Всем, кто когда-либо интересовался историей византийского, итальянского и русского ис­кусства, известны книги и статьи выдающегося советского ученого Виктора Никитича Лаза­рева (1897-1976). Подобно Ф. И. Буслаеву, Н. П. Кондакову и Д. В. Айналову, он оставил яркий и значительный след в нашей науке. Об­ладая на редкость чутким восприятием искус­ства, широтой эрудиции, современной иссле­довательской методологией и, наконец, талан­том ясно и понятно излагать свои впечатления и суждения, он привлекал самые широкие кру­ги читателей: от узкого специалиста в той или иной области знания до обыкновенного любо­знательного человека, стремившегося чтением его работ расширить свое образование.

Троица Андрея Рублева. Антология. В.Н. Лазарев


Икона Святой Троицы. Преподобный Андрей Рублев

О «Троице» Андрея Рублева В. Н. Лазарев писал неоднократно, но все новые тексты об этой иконе из его трудов о русской иконописи повторяют, с незначительными изменениями, специальную статью, опубликованную в 1958 году на французском языке и в 1970-м на рус­ском. По словам самого автора, работая над статьей, он имел на руках еще неизданное в то время исследование о «Троице» Н. А. Деми­ной, из которого им позаимствованы отдель­ные весьма тонкие наблюдения о колорите иконы, а также иконографические подробно­сти. Это, конечно, не означает, что статья В. Н. Лазарева лишена оригинальности. Досконально зная литературу предмета, он охотно использовал правильные и всеми при­знанные суждения о «Троице» других авторов, своих предшественников, если они не противо­речили его личному восприятию памятника. Но в контексте статьи В. Н. Лазарева о «Трои­це» все ранее известные факты и наблюдения приобретают совсем новую окраску. Более того, в литературе о «Троице» его статья яв­ляется наиболее значительной: освещая этот памятник с научно-объективной точки зрения, она в то же время написана так ясно и просто, что приобщает к шедевру Рублева всех интере­сующихся искусством Древней Руси.

В. Н. Лазарев избегал пускаться в беспочвен­ные размышления, но если ему приходилось высказываться о спорных фактах, он старался тщательно аргументировать свою точку зре­ния. Именно так воспринимаются его мнения о дате создания «Троицы» и о том, кого олице­творяет каждый из трех ангелов. Во всех рабо­тах В. Н. Лазарев твердо настаивает на срав­нительно ранней дате иконы, около 1411 года, полагая, что столь совершенное произведение не могло быть исполнено Рублевым в старо­сти, когда он принимал участие в украшении каменного Троицкого собора, строительство которого закончилось в 1424 году. Последова­тельно отстаивалось им и мнение о левом ан­геле как боге Отце, а о среднем как об Иисусе Христе. В этом плане он солидарен с Л. А. Ус­пенским. Но основанием для таких определе­ний ему послужила не столько формулировка Символа веры, сколько обычные для Христа одежды среднего ангела и то, что в подавляю­щем большинстве других русских изображений Троицы средний ангел действительно изо­бражает Христа и обозначается крестчатым нимбом, клавом либо свитком в руке.

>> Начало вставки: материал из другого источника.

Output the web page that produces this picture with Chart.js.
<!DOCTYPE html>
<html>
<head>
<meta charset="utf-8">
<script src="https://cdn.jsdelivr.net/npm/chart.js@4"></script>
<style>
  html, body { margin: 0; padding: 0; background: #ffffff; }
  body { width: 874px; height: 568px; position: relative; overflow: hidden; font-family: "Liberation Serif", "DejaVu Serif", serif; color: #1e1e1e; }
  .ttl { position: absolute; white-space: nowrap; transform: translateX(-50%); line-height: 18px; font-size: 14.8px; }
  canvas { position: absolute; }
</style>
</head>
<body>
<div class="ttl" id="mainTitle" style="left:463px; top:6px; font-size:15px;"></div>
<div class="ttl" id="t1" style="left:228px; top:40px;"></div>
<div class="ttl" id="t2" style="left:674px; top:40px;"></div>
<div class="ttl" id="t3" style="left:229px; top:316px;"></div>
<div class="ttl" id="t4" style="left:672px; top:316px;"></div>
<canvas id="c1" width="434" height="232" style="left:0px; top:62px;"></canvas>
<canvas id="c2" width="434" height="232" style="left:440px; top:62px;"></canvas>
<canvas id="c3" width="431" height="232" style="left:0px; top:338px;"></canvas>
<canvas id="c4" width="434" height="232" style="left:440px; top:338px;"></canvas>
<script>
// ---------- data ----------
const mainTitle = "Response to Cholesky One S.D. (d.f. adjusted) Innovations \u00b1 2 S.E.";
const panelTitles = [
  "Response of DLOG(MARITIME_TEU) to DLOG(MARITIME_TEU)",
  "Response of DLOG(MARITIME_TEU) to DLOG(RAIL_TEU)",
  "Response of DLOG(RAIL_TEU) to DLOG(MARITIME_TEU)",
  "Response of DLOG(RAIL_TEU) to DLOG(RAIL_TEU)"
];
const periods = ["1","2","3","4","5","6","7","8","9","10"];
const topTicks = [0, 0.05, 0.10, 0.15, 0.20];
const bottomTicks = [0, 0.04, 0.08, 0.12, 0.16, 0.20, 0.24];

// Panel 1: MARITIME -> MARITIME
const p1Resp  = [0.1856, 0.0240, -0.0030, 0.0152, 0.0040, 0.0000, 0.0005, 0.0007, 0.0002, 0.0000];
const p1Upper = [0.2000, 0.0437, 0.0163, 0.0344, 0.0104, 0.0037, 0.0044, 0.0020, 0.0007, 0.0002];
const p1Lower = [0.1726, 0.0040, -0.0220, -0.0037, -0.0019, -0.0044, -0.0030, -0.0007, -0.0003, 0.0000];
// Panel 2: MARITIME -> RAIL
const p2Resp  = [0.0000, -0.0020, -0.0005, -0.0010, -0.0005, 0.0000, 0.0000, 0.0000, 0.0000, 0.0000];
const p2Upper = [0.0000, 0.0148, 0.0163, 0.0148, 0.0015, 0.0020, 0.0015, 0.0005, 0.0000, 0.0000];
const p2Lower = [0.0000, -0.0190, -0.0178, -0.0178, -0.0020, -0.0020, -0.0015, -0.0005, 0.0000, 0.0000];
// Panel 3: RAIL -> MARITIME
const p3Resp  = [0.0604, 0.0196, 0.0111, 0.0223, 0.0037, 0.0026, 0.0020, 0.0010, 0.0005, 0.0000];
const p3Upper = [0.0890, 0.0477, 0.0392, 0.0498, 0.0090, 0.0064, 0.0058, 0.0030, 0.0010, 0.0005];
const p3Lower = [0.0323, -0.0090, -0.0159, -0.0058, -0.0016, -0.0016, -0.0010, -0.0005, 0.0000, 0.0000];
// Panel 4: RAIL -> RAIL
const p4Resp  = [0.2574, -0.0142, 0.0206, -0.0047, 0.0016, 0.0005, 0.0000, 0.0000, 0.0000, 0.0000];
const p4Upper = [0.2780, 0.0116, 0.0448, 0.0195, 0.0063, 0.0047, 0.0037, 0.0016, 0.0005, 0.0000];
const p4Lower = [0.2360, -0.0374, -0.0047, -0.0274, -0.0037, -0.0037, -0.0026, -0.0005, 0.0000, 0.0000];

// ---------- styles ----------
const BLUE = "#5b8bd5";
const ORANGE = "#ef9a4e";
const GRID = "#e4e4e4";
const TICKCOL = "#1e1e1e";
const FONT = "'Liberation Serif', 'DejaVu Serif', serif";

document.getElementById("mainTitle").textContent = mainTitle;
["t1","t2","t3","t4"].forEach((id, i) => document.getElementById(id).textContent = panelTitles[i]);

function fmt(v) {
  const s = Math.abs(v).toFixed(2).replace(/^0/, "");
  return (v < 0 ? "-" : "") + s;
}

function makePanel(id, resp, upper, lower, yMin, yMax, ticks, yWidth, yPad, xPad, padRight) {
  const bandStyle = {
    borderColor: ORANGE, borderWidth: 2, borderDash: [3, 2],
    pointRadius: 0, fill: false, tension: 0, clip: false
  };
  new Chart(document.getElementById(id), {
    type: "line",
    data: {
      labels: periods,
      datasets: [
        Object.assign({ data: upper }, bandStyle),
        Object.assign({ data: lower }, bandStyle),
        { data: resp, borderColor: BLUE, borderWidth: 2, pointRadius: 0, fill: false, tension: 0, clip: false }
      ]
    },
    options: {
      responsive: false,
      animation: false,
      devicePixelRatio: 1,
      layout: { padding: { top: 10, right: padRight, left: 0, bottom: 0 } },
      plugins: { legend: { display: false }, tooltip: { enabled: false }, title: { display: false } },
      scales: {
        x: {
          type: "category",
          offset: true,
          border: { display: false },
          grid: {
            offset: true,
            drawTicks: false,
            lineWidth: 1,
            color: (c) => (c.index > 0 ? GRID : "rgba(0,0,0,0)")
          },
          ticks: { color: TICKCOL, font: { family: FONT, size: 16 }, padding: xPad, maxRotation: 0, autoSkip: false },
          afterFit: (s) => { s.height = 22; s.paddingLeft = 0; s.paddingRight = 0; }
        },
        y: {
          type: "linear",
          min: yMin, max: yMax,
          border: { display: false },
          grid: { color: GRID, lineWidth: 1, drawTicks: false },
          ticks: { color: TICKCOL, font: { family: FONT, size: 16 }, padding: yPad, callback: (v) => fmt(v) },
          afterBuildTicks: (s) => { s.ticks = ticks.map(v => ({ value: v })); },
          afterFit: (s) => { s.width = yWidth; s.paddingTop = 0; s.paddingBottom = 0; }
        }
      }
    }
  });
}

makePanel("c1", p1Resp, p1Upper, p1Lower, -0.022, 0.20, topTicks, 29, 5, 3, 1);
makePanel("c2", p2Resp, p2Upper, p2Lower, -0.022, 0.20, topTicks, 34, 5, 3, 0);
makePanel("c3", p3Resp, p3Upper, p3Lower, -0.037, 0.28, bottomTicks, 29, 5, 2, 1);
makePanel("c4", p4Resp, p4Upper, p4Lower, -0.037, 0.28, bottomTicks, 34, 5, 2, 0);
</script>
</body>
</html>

Как никто другой, В. Н. Лазарев был наде­лен чувством равновесия анализа и синтеза. Поэтому замечания о датировке иконы или описание составляющих Троицу фигур и пред­метов не заслоняют у него образа в целом, и вся статья имеет характер синтезирующей ра­боты о «Троице».

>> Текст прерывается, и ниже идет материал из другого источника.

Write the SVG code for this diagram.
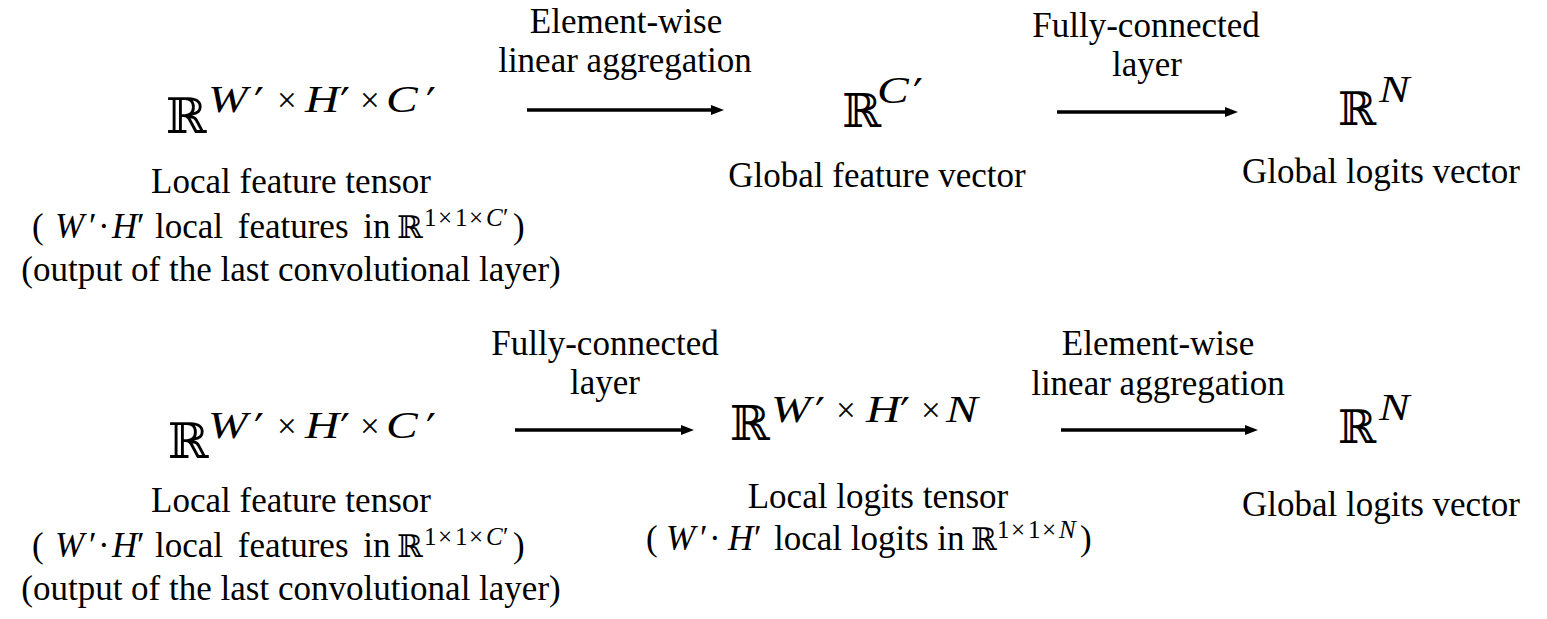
<svg xmlns="http://www.w3.org/2000/svg" width="1547" height="619" viewBox="0 0 1547 619">
<style>
.t{font-family:"Liberation Serif","Times New Roman",serif;font-size:35px;fill:#000}
.c{text-anchor:middle}
.bb{font-family:"DejaVu Serif",serif;fill:#000}
.mi{font-family:"Liberation Serif","Times New Roman",serif;font-style:italic;font-size:38px;fill:#000}
.mo{font-family:"Liberation Serif","Times New Roman",serif;font-size:35px;fill:#000}
.pr{font-family:"DejaVu Sans",sans-serif;font-size:44px;fill:#000}
.ii{font-style:italic}
.sm{font-size:25px}
.arr{stroke:#000;stroke-width:3.5;fill:none}
</style>
<defs>
<marker id="ah" viewBox="0 0 13 10" refX="0" refY="5" markerUnits="userSpaceOnUse" markerWidth="13" markerHeight="10" orient="auto">
<path d="M0,0 L13,5 L0,10 z" fill="#000"/>
</marker>
</defs>
<rect width="1547" height="619" fill="#fff"/>

<g id="connectors">
<line class="arr" x1="527" y1="110" x2="711" y2="110" marker-end="url(#ah)"/>
<line class="arr" x1="1057" y1="112" x2="1225" y2="112" marker-end="url(#ah)"/>
<line class="arr" x1="515" y1="430" x2="681" y2="430" marker-end="url(#ah)"/>
<line class="arr" x1="1061" y1="430" x2="1245" y2="430" marker-end="url(#ah)"/>
</g>

<g id="edge-labels">
<text class="t c" x="626" y="33">Element-wise</text>
<text class="t c" x="625" y="72">linear aggregation</text>
<text class="t c" x="1146" y="37">Fully-connected</text>
<text class="t c" x="1147" y="76">layer</text>
<text class="t c" x="605" y="355">Fully-connected</text>
<text class="t c" x="605" y="394">layer</text>
<text class="t c" x="1158" y="355">Element-wise</text>
<text class="t c" x="1158" y="395">linear aggregation</text>
</g>

<g id="node-local-features-1">
<text class="bb" x="166" y="133" font-size="49">ℝ</text>
<text class="mi" transform="matrix(1.25 0 0 1 208 112)">W</text>
<text class="mo" x="277" y="112">×</text>
<text class="mi" transform="matrix(1.25 0 0 1 305 112)">H</text>
<text class="mo" x="360" y="112">×</text>
<text class="mi" transform="matrix(1.25 0 0 1 386 112)">C</text>
<text class="pr" y="120"><tspan x="254">′</tspan><tspan x="340">′</tspan><tspan x="426">′</tspan></text>
<text class="t c" x="291" y="193">Local feature tensor</text>
<text class="t" y="238"><tspan x="32">(</tspan><tspan x="55" class="ii">W</tspan><tspan x="89">′</tspan><tspan x="98">·</tspan><tspan x="112" class="ii">H</tspan><tspan x="137">′</tspan><tspan x="155" word-spacing="6">local features in</tspan><tspan x="513">)</tspan></text>
<text class="bb" x="397" y="238" font-size="31">ℝ</text>
<text class="t sm" y="226"><tspan x="424">1</tspan><tspan x="438">×</tspan><tspan x="455">1</tspan><tspan x="469">×</tspan><tspan x="486" class="ii">C</tspan><tspan x="503">′</tspan></text>
<text class="t c" x="291" y="281">(output of the last convolutional layer)</text>
</g>

<g id="node-global-feature">
<text class="bb" x="842" y="127" font-size="47">ℝ</text>
<text class="mi" transform="matrix(1.25 0 0 1 877 103)">C</text>
<text class="pr" x="913" y="111">′</text>
<text class="t c" x="877" y="187">Global feature vector</text>
</g>

<g id="node-global-logits-1">
<text class="bb" x="1338" y="125" font-size="46">ℝ</text>
<text class="mi" transform="matrix(1.2 0 0 1 1379 102)">N</text>
<text class="t c" x="1381" y="183">Global logits vector</text>
</g>

<g id="node-local-features-2">
<text class="bb" x="168" y="458" font-size="49">ℝ</text>
<text class="mi" transform="matrix(1.25 0 0 1 208 438)">W</text>
<text class="mo" x="277" y="438">×</text>
<text class="mi" transform="matrix(1.25 0 0 1 305 438)">H</text>
<text class="mo" x="360" y="438">×</text>
<text class="mi" transform="matrix(1.25 0 0 1 386 438)">C</text>
<text class="pr" y="446"><tspan x="254">′</tspan><tspan x="340">′</tspan><tspan x="426">′</tspan></text>
<text class="t c" x="291" y="512">Local feature tensor</text>
<text class="t" y="557"><tspan x="32">(</tspan><tspan x="55" class="ii">W</tspan><tspan x="89">′</tspan><tspan x="98">·</tspan><tspan x="112" class="ii">H</tspan><tspan x="137">′</tspan><tspan x="155" word-spacing="6">local features in</tspan><tspan x="513">)</tspan></text>
<text class="bb" x="397" y="557" font-size="31">ℝ</text>
<text class="t sm" y="545"><tspan x="424">1</tspan><tspan x="438">×</tspan><tspan x="455">1</tspan><tspan x="469">×</tspan><tspan x="486" class="ii">C</tspan><tspan x="503">′</tspan></text>
<text class="t c" x="291" y="600">(output of the last convolutional layer)</text>
</g>

<g id="node-local-logits">
<text class="bb" x="730" y="440" font-size="48">ℝ</text>
<text class="mi" transform="matrix(1.25 0 0 1 771 422)">W</text>
<text class="mo" x="836" y="422">×</text>
<text class="mi" transform="matrix(1.25 0 0 1 866 422)">H</text>
<text class="mo" x="921" y="422">×</text>
<text class="mi" transform="matrix(1.25 0 0 1 946 422)">N</text>
<text class="pr" y="430"><tspan x="815">′</tspan><tspan x="900">′</tspan></text>
<text class="t c" x="878" y="508">Local logits tensor</text>
<text class="t" y="550"><tspan x="646">(</tspan><tspan x="666" class="ii">W</tspan><tspan x="700">′</tspan><tspan x="709">·</tspan><tspan x="728" class="ii">H</tspan><tspan x="754">′</tspan><tspan x="774">local logits in</tspan><tspan x="1080">)</tspan></text>
<text class="bb" x="971" y="550" font-size="31">ℝ</text>
<text class="t sm" y="538"><tspan x="997">1</tspan><tspan x="1011">×</tspan><tspan x="1028">1</tspan><tspan x="1042">×</tspan><tspan x="1059" class="ii">N</tspan></text>
</g>

<g id="node-global-logits-2">
<text class="bb" x="1338" y="443" font-size="46">ℝ</text>
<text class="mi" transform="matrix(1.2 0 0 1 1379 420)">N</text>
<text class="t c" x="1381" y="516">Global logits vector</text>
</g>
</svg>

Создавая Троицу, Рублев, несомненно, исходил от византийских образцов. Вероятно, он использовал какую-нибудь панагию, донышко которой обычно украшалось изобра­жением Троицы. Но если на греческих панагиях фигуры ангелов чисто механически впи­сывались в круглую форму блюдца, то у Рублева круг приобретает глубокий внутренний смысл, неотвратимо вытекавший из всего творческого замысла. Как мы увидим в даль­нейшем, никакая иная композиционная формула была бы здесь невозможна, потому что только построение по кругу — этой идеальной по своей центрической уравновешенности фигуры — могло создать то настроение торжественного покоя и особой просветленно­сти, к которому стремился художник.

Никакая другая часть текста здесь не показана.